#### Problem statement
Print the lines of the listing below verbatim from its first line through the line bearing "ax=ax, legend=False, zorder=3)". Any pictures are to be omitted.

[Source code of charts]
▼
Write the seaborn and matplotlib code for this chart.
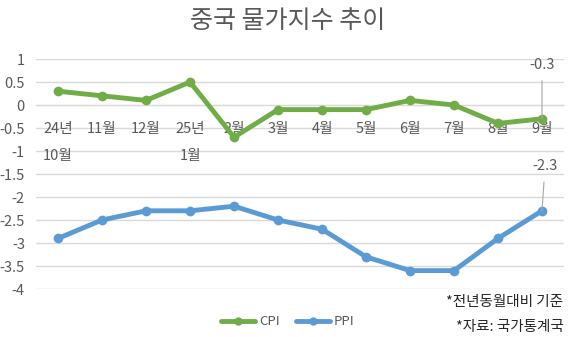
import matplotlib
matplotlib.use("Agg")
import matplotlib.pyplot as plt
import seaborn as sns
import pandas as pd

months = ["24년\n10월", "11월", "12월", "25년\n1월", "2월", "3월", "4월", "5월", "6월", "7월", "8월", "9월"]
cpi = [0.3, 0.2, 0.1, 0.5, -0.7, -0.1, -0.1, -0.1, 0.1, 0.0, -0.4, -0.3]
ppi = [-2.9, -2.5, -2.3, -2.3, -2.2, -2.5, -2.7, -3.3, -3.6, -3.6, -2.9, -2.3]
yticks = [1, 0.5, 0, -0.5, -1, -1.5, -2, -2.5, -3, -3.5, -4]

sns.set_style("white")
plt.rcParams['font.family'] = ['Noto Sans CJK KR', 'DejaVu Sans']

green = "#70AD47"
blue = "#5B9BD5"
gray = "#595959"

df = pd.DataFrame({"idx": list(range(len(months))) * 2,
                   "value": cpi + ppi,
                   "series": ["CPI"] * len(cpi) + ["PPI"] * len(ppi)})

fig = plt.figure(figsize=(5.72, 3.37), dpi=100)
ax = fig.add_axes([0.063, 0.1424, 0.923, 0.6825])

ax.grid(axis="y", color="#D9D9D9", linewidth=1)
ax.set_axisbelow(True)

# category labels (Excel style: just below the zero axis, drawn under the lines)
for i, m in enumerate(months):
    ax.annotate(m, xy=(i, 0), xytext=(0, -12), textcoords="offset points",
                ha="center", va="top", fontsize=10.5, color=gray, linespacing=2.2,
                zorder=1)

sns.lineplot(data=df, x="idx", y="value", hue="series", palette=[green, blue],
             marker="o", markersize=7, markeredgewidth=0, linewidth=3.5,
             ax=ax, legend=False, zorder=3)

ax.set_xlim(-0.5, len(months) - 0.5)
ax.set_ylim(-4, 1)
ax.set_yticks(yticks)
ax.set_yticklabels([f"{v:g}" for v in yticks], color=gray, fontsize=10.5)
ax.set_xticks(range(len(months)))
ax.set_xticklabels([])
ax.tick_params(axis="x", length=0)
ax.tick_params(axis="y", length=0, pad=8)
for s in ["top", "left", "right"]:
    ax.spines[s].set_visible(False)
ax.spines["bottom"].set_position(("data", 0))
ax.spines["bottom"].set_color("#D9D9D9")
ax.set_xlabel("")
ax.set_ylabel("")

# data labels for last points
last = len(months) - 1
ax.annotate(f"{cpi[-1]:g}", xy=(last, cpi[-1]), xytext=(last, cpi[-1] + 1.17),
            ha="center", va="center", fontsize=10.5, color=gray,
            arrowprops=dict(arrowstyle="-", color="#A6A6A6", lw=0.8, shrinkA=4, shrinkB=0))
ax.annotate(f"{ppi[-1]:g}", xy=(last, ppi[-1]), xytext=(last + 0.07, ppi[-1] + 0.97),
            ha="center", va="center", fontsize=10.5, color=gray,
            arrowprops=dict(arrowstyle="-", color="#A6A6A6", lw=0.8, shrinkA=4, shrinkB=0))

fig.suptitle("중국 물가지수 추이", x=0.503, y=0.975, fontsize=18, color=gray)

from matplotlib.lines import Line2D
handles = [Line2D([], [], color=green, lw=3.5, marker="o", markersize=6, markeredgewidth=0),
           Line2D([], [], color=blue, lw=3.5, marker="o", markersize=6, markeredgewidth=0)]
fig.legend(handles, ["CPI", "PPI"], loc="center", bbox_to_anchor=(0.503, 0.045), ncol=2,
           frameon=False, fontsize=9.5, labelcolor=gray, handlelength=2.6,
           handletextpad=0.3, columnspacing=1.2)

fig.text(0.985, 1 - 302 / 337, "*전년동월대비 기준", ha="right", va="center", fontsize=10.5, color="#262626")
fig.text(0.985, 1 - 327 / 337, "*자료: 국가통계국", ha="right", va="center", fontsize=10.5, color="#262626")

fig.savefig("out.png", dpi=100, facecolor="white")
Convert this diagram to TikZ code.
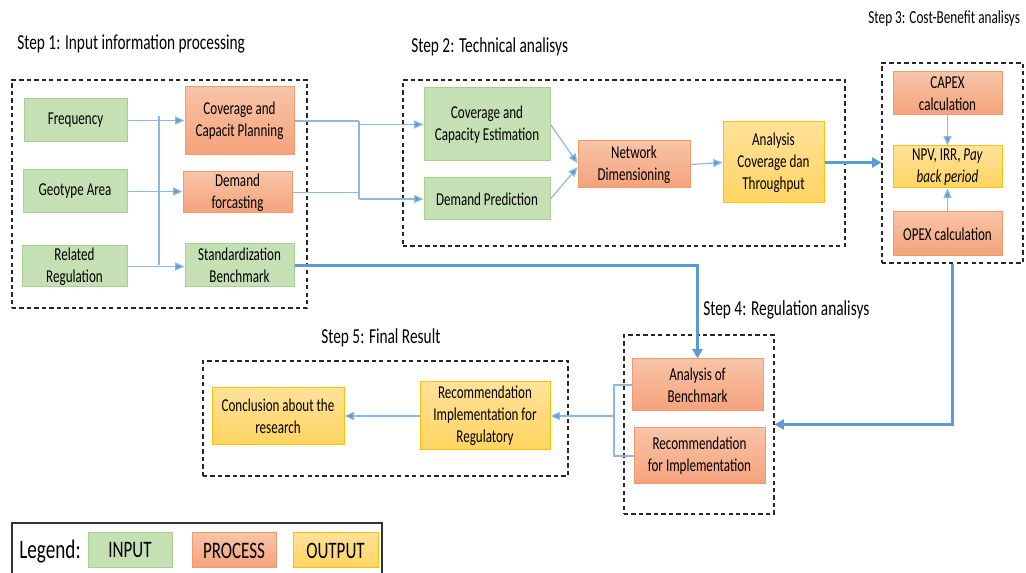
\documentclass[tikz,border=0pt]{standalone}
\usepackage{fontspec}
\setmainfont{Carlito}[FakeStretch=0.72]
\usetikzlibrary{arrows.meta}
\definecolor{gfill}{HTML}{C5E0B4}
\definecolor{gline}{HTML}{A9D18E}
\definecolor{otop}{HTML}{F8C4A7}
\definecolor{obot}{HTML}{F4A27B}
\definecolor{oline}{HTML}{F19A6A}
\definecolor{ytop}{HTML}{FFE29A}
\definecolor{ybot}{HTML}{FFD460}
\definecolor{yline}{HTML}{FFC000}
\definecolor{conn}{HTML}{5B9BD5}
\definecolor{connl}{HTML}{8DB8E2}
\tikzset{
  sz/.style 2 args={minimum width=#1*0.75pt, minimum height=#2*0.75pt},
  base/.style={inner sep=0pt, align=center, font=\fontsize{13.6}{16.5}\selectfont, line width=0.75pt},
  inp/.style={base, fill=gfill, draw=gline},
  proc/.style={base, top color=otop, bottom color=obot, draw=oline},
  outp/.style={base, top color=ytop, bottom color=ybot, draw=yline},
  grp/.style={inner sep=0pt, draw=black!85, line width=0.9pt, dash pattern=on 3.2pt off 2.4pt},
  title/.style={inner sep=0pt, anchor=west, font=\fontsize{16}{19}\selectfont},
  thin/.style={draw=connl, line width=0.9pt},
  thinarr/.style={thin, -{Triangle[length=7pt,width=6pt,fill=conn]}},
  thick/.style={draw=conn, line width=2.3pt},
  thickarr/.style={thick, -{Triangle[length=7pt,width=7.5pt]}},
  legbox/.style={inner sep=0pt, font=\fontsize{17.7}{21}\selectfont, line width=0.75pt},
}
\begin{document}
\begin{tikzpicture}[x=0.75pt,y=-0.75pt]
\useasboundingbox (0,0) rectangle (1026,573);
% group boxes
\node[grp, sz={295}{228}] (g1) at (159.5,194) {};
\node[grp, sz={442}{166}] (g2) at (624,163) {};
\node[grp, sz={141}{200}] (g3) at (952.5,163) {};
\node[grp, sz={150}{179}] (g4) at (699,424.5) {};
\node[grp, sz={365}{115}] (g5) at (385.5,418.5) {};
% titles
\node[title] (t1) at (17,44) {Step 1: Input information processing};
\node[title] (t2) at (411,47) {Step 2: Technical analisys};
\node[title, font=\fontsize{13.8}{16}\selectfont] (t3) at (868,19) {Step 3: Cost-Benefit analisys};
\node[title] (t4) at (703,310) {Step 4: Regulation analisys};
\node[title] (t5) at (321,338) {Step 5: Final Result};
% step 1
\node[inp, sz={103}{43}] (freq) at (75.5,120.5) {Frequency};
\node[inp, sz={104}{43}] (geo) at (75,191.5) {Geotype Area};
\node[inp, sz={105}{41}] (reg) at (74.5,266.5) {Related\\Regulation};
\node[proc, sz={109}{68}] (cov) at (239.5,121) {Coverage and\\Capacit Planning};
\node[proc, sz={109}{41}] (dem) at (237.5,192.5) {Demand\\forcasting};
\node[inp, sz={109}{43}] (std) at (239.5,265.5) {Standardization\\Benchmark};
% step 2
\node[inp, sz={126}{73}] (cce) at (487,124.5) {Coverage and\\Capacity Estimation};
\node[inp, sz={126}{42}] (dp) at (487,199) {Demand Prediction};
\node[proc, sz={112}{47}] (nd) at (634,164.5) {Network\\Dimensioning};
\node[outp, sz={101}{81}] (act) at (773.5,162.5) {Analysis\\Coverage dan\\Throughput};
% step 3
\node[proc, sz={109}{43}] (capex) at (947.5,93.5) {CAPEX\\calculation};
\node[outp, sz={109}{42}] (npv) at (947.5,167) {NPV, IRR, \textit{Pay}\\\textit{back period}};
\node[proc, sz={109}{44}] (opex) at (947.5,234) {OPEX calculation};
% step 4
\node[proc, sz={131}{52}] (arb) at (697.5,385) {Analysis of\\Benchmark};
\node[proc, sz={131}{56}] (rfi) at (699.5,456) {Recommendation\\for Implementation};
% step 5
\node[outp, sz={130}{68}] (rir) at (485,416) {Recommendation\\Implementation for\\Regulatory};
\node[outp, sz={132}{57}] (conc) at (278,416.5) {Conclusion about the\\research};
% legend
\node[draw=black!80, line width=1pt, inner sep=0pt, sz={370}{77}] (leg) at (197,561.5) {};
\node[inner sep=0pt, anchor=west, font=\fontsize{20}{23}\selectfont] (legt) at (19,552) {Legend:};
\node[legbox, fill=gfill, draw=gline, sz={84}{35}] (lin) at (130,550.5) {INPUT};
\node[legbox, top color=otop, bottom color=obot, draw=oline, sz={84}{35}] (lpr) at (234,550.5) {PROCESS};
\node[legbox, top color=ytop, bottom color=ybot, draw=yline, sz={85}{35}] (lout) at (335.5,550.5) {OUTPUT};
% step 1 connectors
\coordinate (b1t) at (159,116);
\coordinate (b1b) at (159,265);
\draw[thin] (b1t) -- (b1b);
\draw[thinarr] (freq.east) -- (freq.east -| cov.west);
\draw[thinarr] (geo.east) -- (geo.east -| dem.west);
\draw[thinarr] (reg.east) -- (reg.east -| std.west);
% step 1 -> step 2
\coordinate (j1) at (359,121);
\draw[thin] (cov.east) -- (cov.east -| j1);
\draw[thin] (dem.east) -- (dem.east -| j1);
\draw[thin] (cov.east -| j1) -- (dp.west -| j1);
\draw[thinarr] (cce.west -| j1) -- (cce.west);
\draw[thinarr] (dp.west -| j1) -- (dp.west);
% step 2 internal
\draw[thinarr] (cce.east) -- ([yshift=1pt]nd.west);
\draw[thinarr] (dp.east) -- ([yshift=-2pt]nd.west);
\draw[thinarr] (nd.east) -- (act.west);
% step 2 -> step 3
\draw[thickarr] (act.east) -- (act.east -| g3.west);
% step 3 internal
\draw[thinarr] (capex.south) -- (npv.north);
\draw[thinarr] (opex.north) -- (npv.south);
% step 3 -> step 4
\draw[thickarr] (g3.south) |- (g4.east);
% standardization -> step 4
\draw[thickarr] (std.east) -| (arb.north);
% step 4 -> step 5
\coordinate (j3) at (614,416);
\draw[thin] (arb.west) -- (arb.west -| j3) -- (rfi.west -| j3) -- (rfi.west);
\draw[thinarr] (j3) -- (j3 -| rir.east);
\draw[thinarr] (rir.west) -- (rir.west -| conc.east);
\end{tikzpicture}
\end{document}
▲
#### In response
Write the seaborn and matplotlib code for this chart.
import matplotlib
matplotlib.use("Agg")
import matplotlib.pyplot as plt
import seaborn as sns
import pandas as pd

months = ["24년\n10월", "11월", "12월", "25년\n1월", "2월", "3월", "4월", "5월", "6월", "7월", "8월", "9월"]
cpi = [0.3, 0.2, 0.1, 0.5, -0.7, -0.1, -0.1, -0.1, 0.1, 0.0, -0.4, -0.3]
ppi = [-2.9, -2.5, -2.3, -2.3, -2.2, -2.5, -2.7, -3.3, -3.6, -3.6, -2.9, -2.3]
yticks = [1, 0.5, 0, -0.5, -1, -1.5, -2, -2.5, -3, -3.5, -4]

sns.set_style("white")
plt.rcParams['font.family'] = ['Noto Sans CJK KR', 'DejaVu Sans']

green = "#70AD47"
blue = "#5B9BD5"
gray = "#595959"

df = pd.DataFrame({"idx": list(range(len(months))) * 2,
                   "value": cpi + ppi,
                   "series": ["CPI"] * len(cpi) + ["PPI"] * len(ppi)})

fig = plt.figure(figsize=(5.72, 3.37), dpi=100)
ax = fig.add_axes([0.063, 0.1424, 0.923, 0.6825])

ax.grid(axis="y", color="#D9D9D9", linewidth=1)
ax.set_axisbelow(True)

# category labels (Excel style: just below the zero axis, drawn under the lines)
for i, m in enumerate(months):
    ax.annotate(m, xy=(i, 0), xytext=(0, -12), textcoords="offset points",
                ha="center", va="top", fontsize=10.5, color=gray, linespacing=2.2,
                zorder=1)

sns.lineplot(data=df, x="idx", y="value", hue="series", palette=[green, blue],
             marker="o", markersize=7, markeredgewidth=0, linewidth=3.5,
             ax=ax, legend=False, zorder=3)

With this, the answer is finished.